On dit souvent: «Qui veut la paix prépare la guerre». Mais que savent-ils de la guerre, ceux qui la préparent depuis leurs bureaux? Ont-ils déjà fui un village en flammes, enterré leurs proches dans la nuit, à la hâte, perdu un frère ou un ami? Le père Kambale Kasumba Joseph, jésuite congolais a grandi dans l’Est du Congo, où la guerre n’est plus un événement mais un climat. Son témoignage invite à regarder autrement la paix, non pas comme une victoire, mais comme une harmonie à reconstruire.

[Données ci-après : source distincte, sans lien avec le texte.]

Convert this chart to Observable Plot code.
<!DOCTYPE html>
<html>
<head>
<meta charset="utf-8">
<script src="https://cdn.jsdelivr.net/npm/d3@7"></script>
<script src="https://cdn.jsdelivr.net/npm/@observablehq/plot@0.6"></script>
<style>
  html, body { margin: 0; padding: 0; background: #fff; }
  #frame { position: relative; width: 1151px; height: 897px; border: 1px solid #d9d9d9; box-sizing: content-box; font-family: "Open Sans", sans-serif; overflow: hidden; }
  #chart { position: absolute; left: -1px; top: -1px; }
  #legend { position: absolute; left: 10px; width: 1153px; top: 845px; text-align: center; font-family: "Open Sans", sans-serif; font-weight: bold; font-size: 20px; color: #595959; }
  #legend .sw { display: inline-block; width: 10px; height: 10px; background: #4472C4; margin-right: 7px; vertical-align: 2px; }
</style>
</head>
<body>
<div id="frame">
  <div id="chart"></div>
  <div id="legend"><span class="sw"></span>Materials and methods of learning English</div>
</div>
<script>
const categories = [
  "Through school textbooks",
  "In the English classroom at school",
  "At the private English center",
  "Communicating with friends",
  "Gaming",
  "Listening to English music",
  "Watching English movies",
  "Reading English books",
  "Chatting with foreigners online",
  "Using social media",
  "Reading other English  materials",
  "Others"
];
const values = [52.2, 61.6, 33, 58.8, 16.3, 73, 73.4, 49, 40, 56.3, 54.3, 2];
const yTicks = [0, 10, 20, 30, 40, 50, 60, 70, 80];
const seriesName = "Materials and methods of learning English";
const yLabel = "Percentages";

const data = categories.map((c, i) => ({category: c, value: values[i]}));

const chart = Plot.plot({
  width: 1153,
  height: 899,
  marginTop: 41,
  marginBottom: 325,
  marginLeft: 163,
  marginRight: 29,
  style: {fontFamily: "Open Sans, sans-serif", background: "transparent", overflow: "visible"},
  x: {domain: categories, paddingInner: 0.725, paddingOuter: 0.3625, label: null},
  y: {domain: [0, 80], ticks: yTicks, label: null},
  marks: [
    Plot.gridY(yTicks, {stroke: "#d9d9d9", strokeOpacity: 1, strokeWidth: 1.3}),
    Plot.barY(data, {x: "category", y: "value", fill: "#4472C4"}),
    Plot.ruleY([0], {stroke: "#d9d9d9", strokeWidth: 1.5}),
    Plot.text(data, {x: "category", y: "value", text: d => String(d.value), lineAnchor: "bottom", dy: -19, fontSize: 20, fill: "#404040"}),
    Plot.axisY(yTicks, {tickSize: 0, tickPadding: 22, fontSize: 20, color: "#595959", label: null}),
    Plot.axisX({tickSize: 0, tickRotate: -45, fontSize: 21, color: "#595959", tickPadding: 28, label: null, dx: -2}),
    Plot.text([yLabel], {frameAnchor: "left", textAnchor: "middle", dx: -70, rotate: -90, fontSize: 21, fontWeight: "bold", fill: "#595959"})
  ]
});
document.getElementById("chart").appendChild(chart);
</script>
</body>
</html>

Camille Mukoso, SJ – Nairobi

Criminologue de formation, le père Kambale Kasumba Joseph parle peu, mais juste. Ses mots pèsent comme des pierres. «J’ai été façonné par la violence. Ma jeunesse a été volée par la guerre», confie-t-il. Ces mots suffisent. La guerre, pour lui, n’est pas un événement daté, mais une matrice. Elle a modelé son enfance, interrompu sa scolarité, détruit son cercle d’amis. Dans son regard, pas de colère, seulement une fatigue ancienne, celle de ceux qui ont trop vu: «J’ai été témoin de mes proches tués. Mon parcours scolaire a été marqué par la fuite». À l’entendre parler, on ne peut que se demander comment grandir dans un monde où la mort rôde à chaque saison.

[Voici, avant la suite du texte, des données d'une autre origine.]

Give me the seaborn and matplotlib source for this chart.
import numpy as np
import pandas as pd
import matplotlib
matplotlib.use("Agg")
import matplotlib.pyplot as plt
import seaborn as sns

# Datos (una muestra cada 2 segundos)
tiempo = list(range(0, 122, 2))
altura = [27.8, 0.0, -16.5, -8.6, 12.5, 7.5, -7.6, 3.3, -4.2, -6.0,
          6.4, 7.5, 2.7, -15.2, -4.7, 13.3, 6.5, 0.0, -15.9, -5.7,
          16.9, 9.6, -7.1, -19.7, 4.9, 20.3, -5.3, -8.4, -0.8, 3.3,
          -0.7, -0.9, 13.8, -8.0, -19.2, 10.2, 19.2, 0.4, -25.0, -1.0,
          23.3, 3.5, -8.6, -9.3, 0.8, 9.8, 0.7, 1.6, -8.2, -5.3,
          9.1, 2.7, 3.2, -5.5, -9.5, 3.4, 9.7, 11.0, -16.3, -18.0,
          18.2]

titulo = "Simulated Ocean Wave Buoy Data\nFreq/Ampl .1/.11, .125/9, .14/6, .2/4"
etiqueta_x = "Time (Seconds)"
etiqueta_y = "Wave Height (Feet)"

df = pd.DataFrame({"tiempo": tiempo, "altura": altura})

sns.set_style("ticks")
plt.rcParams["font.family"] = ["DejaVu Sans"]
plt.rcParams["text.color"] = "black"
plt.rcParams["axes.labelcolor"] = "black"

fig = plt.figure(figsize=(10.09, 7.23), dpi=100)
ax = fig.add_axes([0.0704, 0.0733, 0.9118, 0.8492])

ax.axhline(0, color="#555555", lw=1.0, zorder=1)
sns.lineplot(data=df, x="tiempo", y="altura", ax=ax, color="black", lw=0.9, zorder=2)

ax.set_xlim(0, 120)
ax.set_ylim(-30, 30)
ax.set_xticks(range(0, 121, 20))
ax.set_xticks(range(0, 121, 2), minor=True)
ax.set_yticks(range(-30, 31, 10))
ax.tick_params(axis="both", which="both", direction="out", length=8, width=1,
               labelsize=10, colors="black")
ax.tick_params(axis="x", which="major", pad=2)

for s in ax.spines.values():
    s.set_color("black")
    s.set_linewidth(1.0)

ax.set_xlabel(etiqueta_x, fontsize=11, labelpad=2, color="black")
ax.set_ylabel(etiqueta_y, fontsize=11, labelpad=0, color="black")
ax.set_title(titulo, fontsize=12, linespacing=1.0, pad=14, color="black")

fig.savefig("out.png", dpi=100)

L’expérience du père Kambale rappelle ce que la philosophe Hannah Arendt appelait “la banalité du mal”. Non pas le mal spectaculaire, mais celui qui devient quotidien, presque administratif. Dans ces zones où l’État s’effondre, la violence devient une langue que les enfants apprennent avant même de lire. La guerre, dit-il, détruit d’abord l’idée de normalité: «Je n’ai pas connu la paix telle que je la conçois, comme l’harmonie et le vivre-ensemble». Pour lui, la guerre n’est pas seulement l’absence de paix: elle est la déformation du réel, elle enseigne la peur comme mode d’existence.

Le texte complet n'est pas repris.